## Work to be completed
Leave out every picture, then transcribe the rest of the listing exactly.

## Material provided
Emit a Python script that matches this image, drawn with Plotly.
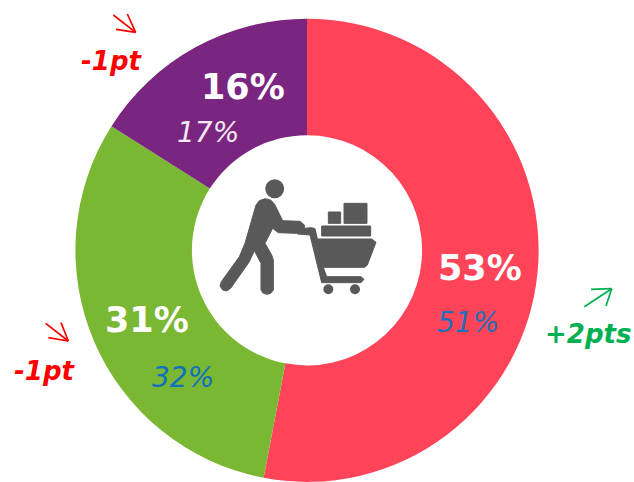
import plotly.graph_objects as go

W, H = 634, 482

segment_names = ["A", "B", "C"]
segment_values = [53, 31, 16]
segment_colors = ["#FF4459", "#7AB733", "#7A2580"]

current_labels = ["53%", "31%", "16%"]
previous_labels = ["51%", "32%", "17%"]
change_labels = ["+2pts", "-1pt", "-1pt"]

FONT = "DejaVu Sans"


def px(x):
    return x / W


def py(y):
    return 1 - y / H


def path(points, close=True):
    s = " ".join(("M" if i == 0 else "L") + f"{px(x):.5f},{py(y):.5f}" for i, (x, y) in enumerate(points))
    return s + (" Z" if close else "")


def z(points, ox=200, oy=160):
    return [(ox + a / 3, oy + b / 3) for a, b in points]


ICON = "#595959"
shapes = []


def poly(points, color=ICON):
    shapes.append(dict(type="path", xref="paper", yref="paper", path=path(points),
                       fillcolor=color, line=dict(color=color, width=1), layer="above"))


def circle(cx, cy, r, color=ICON):
    shapes.append(dict(type="circle", xref="paper", yref="paper",
                       x0=px(cx - r), x1=px(cx + r), y0=py(cy + r), y1=py(cy - r),
                       fillcolor=color, line=dict(width=0), layer="above"))


def arrow(tail, tip, h1, h2, color):
    for a, b in ((tail, tip), (h1, tip), (h2, tip)):
        shapes.append(dict(type="line", xref="paper", yref="paper",
                           x0=px(a[0]), y0=py(a[1]), x1=px(b[0]), y1=py(b[1]),
                           line=dict(color=color, width=1.7), layer="above"))


# shopper
circle(274.7, 188.7, 9.5)
poly(z([(168, 135), (178, 122), (195, 116), (212, 120), (224, 133), (248, 182), (300, 184), (313, 195), (313, 205),
        (300, 214), (290, 220), (235, 218), (218, 205), (195, 250), (215, 285), (220, 300), (220, 390),
        (212, 400), (202, 403), (190, 400), (183, 390), (183, 310), (163, 272), (148, 305), (92, 385), (80, 393),
        (68, 390), (60, 378), (64, 365), (118, 290), (135, 250)]))
# cart
poly(z([(290, 207), (335, 203), (345, 206), (352, 237), (515, 237), (528, 247), (502, 315), (495, 322),
        (370, 322), (380, 350), (483, 350), (492, 358), (483, 368), (365, 368), (330, 225), (292, 222)]))
poly(z([(385, 156), (422, 156), (422, 190), (385, 190)]))
poly(z([(432, 130), (501, 130), (501, 190), (432, 190)]))
poly(z([(365, 198), (512, 198), (512, 228), (365, 228)]))
circle(200 + 385 / 3, 160 + 388 / 3, 5)
circle(200 + 465 / 3, 160 + 388 / 3, 5)

# change arrows
arrow(*[z([p], 0, 0)[0] for p in [(340, 45), (407, 97), (382, 42), (348, 88)]], "#FF0000")
arrow(*[z([p], 0, 290)[0] for p in [(137, 100), (205, 153), (183, 98), (145, 143)]], "#FF0000")
arrow(*[z([p], 420, 240)[0] for p in [(493, 200), (575, 146), (513, 148), (558, 198)]], "#00B050")


def label(text, x, y, size, color, bold=False, italic=False):
    return dict(text=text, x=px(x), y=py(y), xref="paper", yref="paper", showarrow=False,
                xanchor="center", yanchor="middle",
                font=dict(family=FONT, size=size, color=color,
                          weight="bold" if bold else "normal",
                          style="italic" if italic else "normal"))


annotations = [
    label(current_labels[0], 480.5, 268, 35, "white", bold=True),
    label(current_labels[1], 146.5, 320, 35, "white", bold=True),
    label(current_labels[2], 243, 87, 35, "white", bold=True),
    label(previous_labels[0], 468, 322, 28, "#1F6FB8", italic=True),
    label(previous_labels[1], 183, 377, 28, "#0F70BE", italic=True),
    label(previous_labels[2], 208, 132, 28, "#F2E9F3", italic=True),
    label(change_labels[0], 588, 334, 26, "#00B050", bold=True, italic=True),
    label(change_labels[1], 44, 371, 26, "#FF0000", bold=True, italic=True),
    label(change_labels[2], 111, 61, 26, "#FF0000", bold=True, italic=True),
]

cx, cy, r = 307, 250.3, 231.6
fig = go.Figure(go.Pie(
    labels=segment_names,
    values=segment_values,
    marker=dict(colors=segment_colors, line=dict(width=0)),
    hole=0.497,
    sort=False,
    direction="clockwise",
    rotation=0,
    textinfo="none",
    hoverinfo="label+percent",
    showlegend=False,
    domain=dict(x=[px(cx - r), px(cx + r)], y=[py(cy + r), py(cy - r)]),
))
fig.update_layout(
    width=W, height=H,
    margin=dict(l=0, r=0, t=0, b=0),
    paper_bgcolor="white",
    shapes=shapes,
    annotations=annotations,
)
fig.write_html("out.html", config={"displayModeBar": False},
               post_script="document.body.style.margin='0';document.body.style.overflow='hidden';")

## Answer to the problem
Emit a Python script that matches this image, drawn with Plotly.
import plotly.graph_objects as go

W, H = 634, 482

segment_names = ["A", "B", "C"]
segment_values = [53, 31, 16]
segment_colors = ["#FF4459", "#7AB733", "#7A2580"]

current_labels = ["53%", "31%", "16%"]
previous_labels = ["51%", "32%", "17%"]
change_labels = ["+2pts", "-1pt", "-1pt"]

FONT = "DejaVu Sans"


def px(x):
    return x / W


def py(y):
    return 1 - y / H


def path(points, close=True):
    s = " ".join(("M" if i == 0 else "L") + f"{px(x):.5f},{py(y):.5f}" for i, (x, y) in enumerate(points))
    return s + (" Z" if close else "")


def z(points, ox=200, oy=160):
    return [(ox + a / 3, oy + b / 3) for a, b in points]


ICON = "#595959"
shapes = []


def poly(points, color=ICON):
    shapes.append(dict(type="path", xref="paper", yref="paper", path=path(points),
                       fillcolor=color, line=dict(color=color, width=1), layer="above"))


def circle(cx, cy, r, color=ICON):
    shapes.append(dict(type="circle", xref="paper", yref="paper",
                       x0=px(cx - r), x1=px(cx + r), y0=py(cy + r), y1=py(cy - r),
                       fillcolor=color, line=dict(width=0), layer="above"))


def arrow(tail, tip, h1, h2, color):
    for a, b in ((tail, tip), (h1, tip), (h2, tip)):
        shapes.append(dict(type="line", xref="paper", yref="paper",
                           x0=px(a[0]), y0=py(a[1]), x1=px(b[0]), y1=py(b[1]),
                           line=dict(color=color, width=1.7), layer="above"))


# shopper
circle(274.7, 188.7, 9.5)
poly(z([(168, 135), (178, 122), (195, 116), (212, 120), (224, 133), (248, 182), (300, 184), (313, 195), (313, 205),
        (300, 214), (290, 220), (235, 218), (218, 205), (195, 250), (215, 285), (220, 300), (220, 390),
        (212, 400), (202, 403), (190, 400), (183, 390), (183, 310), (163, 272), (148, 305), (92, 385), (80, 393),
        (68, 390), (60, 378), (64, 365), (118, 290), (135, 250)]))
# cart
poly(z([(290, 207), (335, 203), (345, 206), (352, 237), (515, 237), (528, 247), (502, 315), (495, 322),
        (370, 322), (380, 350), (483, 350), (492, 358), (483, 368), (365, 368), (330, 225), (292, 222)]))
poly(z([(385, 156), (422, 156), (422, 190), (385, 190)]))
poly(z([(432, 130), (501, 130), (501, 190), (432, 190)]))
poly(z([(365, 198), (512, 198), (512, 228), (365, 228)]))
circle(200 + 385 / 3, 160 + 388 / 3, 5)
circle(200 + 465 / 3, 160 + 388 / 3, 5)

# change arrows
arrow(*[z([p], 0, 0)[0] for p in [(340, 45), (407, 97), (382, 42), (348, 88)]], "#FF0000")
arrow(*[z([p], 0, 290)[0] for p in [(137, 100), (205, 153), (183, 98), (145, 143)]], "#FF0000")
arrow(*[z([p], 420, 240)[0] for p in [(493, 200), (575, 146), (513, 148), (558, 198)]], "#00B050")


def label(text, x, y, size, color, bold=False, italic=False):
    return dict(text=text, x=px(x), y=py(y), xref="paper", yref="paper", showarrow=False,
                xanchor="center", yanchor="middle",
                font=dict(family=FONT, size=size, color=color,
                          weight="bold" if bold else "normal",
                          style="italic" if italic else "normal"))


annotations = [
    label(current_labels[0], 480.5, 268, 35, "white", bold=True),
    label(current_labels[1], 146.5, 320, 35, "white", bold=True),
    label(current_labels[2], 243, 87, 35, "white", bold=True),
    label(previous_labels[0], 468, 322, 28, "#1F6FB8", italic=True),
    label(previous_labels[1], 183, 377, 28, "#0F70BE", italic=True),
    label(previous_labels[2], 208, 132, 28, "#F2E9F3", italic=True),
    label(change_labels[0], 588, 334, 26, "#00B050", bold=True, italic=True),
    label(change_labels[1], 44, 371, 26, "#FF0000", bold=True, italic=True),
    label(change_labels[2], 111, 61, 26, "#FF0000", bold=True, italic=True),
]

cx, cy, r = 307, 250.3, 231.6
fig = go.Figure(go.Pie(
    labels=segment_names,
    values=segment_values,
    marker=dict(colors=segment_colors, line=dict(width=0)),
    hole=0.497,
    sort=False,
    direction="clockwise",
    rotation=0,
    textinfo="none",
    hoverinfo="label+percent",
    showlegend=False,
    domain=dict(x=[px(cx - r), px(cx + r)], y=[py(cy + r), py(cy - r)]),
))
fig.update_layout(
    width=W, height=H,
    margin=dict(l=0, r=0, t=0, b=0),
    paper_bgcolor="white",
    shapes=shapes,
    annotations=annotations,
)
fig.write_html("out.html", config={"displayModeBar": False},
               post_script="document.body.style.margin='0';document.body.style.overflow='hidden';")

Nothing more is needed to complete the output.